### [Written problem]
Identify each line below containing the string "page" and copy it.

--- Raw data ---

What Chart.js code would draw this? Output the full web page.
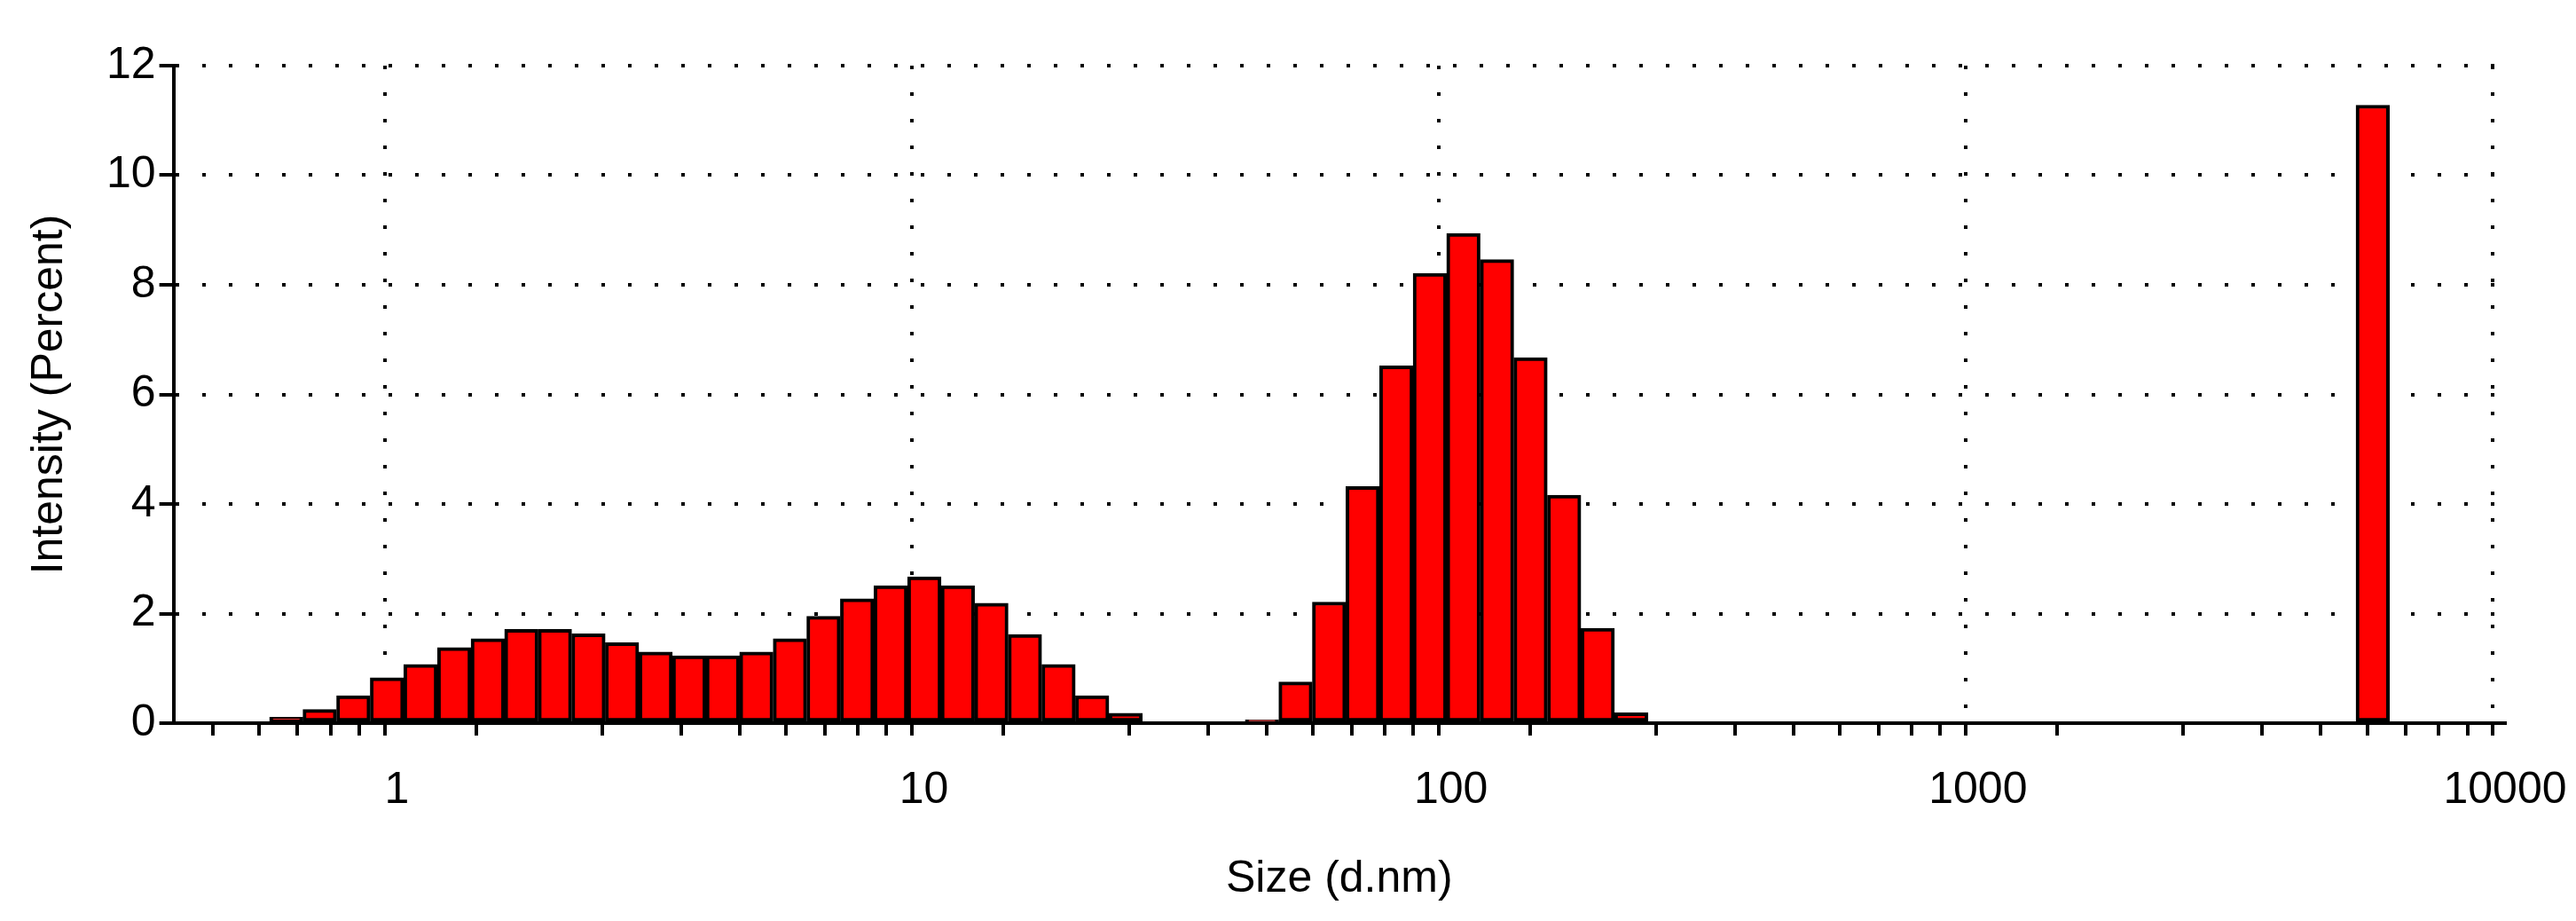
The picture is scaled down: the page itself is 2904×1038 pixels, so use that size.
<!DOCTYPE html>
<html><head><meta charset="utf-8">
<script src="https://cdn.jsdelivr.net/npm/chart.js@4.4.0/dist/chart.umd.min.js"></script>
<style>html,body{margin:0;padding:0;background:#fff}#wrap{width:2904px;height:1038px}</style>
</head><body><div id="wrap"><canvas id="c"></canvas></div>
<script>
const sizes = [0.617,0.714,0.827,0.958,1.109,1.285,1.488,1.723,1.995,2.310,2.675,3.098,3.587,4.154,4.810,5.570,6.450,7.470,8.650,10.02,11.60,13.43,15.55,18.01,20.86,24.15,
  43.80,50.72,58.73,68.01,78.76,91.20,105.6,122.3,141.6,164.0,189.9,219.9,5610];
const intensity = [0.11,0.25,0.5,0.83,1.07,1.38,1.54,1.71,1.71,1.63,1.47,1.30,1.23,1.23,1.30,1.54,1.95,2.27,2.51,2.67,2.51,2.19,1.62,1.07,0.5,0.18,
  0.06,0.75,2.21,4.32,6.52,8.21,8.94,8.46,6.67,4.16,1.73,0.19,11.28];
const xLabels = [1,10,100,1000,10000];
const yLabels = [0,2,4,6,8,10,12];
const xTitle = 'Size (d.nm)', yTitle = 'Intensity (Percent)';

const font = {family:'Liberation Sans', size:50};
const isDecade = v => xLabels.includes(Math.round(v*1000)/1000);
const tv = c => (c && c.tick) ? c.tick.value : NaN;
new Chart(document.getElementById('c'), {
  type:'bar',
  data:{datasets:[{data:sizes.map((s,i)=>({x:s,y:intensity[i]})), xAxisID:'xb',
    backgroundColor:'#ff0000', borderColor:'#000', borderWidth:4, borderSkipped:false,
    barPercentage:1, categoryPercentage:1}]},
  options:{responsive:true, maintainAspectRatio:false, animation:false,
    layout:{padding:{top:74,right:0,left:22,bottom:13}},
    plugins:{legend:{display:false},tooltip:{enabled:false}},
    scales:{
      xb:{type:'logarithmic', display:false, min:0.377, max:10000,
        afterBuildTicks:s=>{s.ticks=xLabels.map(v=>({value:v}));}},
      x:{type:'logarithmic', min:0.377, max:10000, position:'bottom',
        afterBuildTicks:s=>{const t=[];for(let d=0.1;d<=1000;d*=10){for(let m=1;m<10;m++){const v=+(m*d).toPrecision(3);if(v>=0.377&&v<=10000)t.push({value:v});}}t.push({value:10000});s.ticks=t;},
        afterFit:s=>{s.paddingRight=80;},
        border:{display:true,color:'#000',width:4,dash:[4,26]},
        grid:{color:c=>isDecade(tv(c))?'#000':'rgba(0,0,0,0)', lineWidth:4,
          tickColor:'#000', tickLength:14, tickBorderDash:[], tickWidth:4, drawOnChartArea:true},
        ticks:{autoSkip:false, maxRotation:0, color:'#000', font, padding:32,
          callback:v=>isDecade(v)?String(Math.round(v)):''},
        title:{display:true,text:xTitle,color:'#000',font,padding:{top:8}}},
      y:{type:'linear', min:0, max:12,
        afterBuildTicks:s=>{const t=[];for(let v=0;v<=12;v++)t.push({value:v});s.ticks=t;},
        border:{display:true,color:'#000',width:4,dash:[4,26]},
        grid:{color:c=>{const v=tv(c);return (v%2===0&&v>0)?'#000':'rgba(0,0,0,0)';}, lineWidth:4,
          tickColor:'#000', tickLength:16, tickBorderDash:[], tickWidth:4},
        ticks:{color:'#000', font, padding:4, callback:v=>yLabels.includes(v)?String(v):''},
        title:{display:true,text:yTitle,color:'#000',font,padding:{bottom:30}}}
    }}
});
</script></body></html>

---

### [Answer below]
What Chart.js code would draw this? Output the full web page.
The picture is scaled down: the page itself is 2904×1038 pixels, so use that size.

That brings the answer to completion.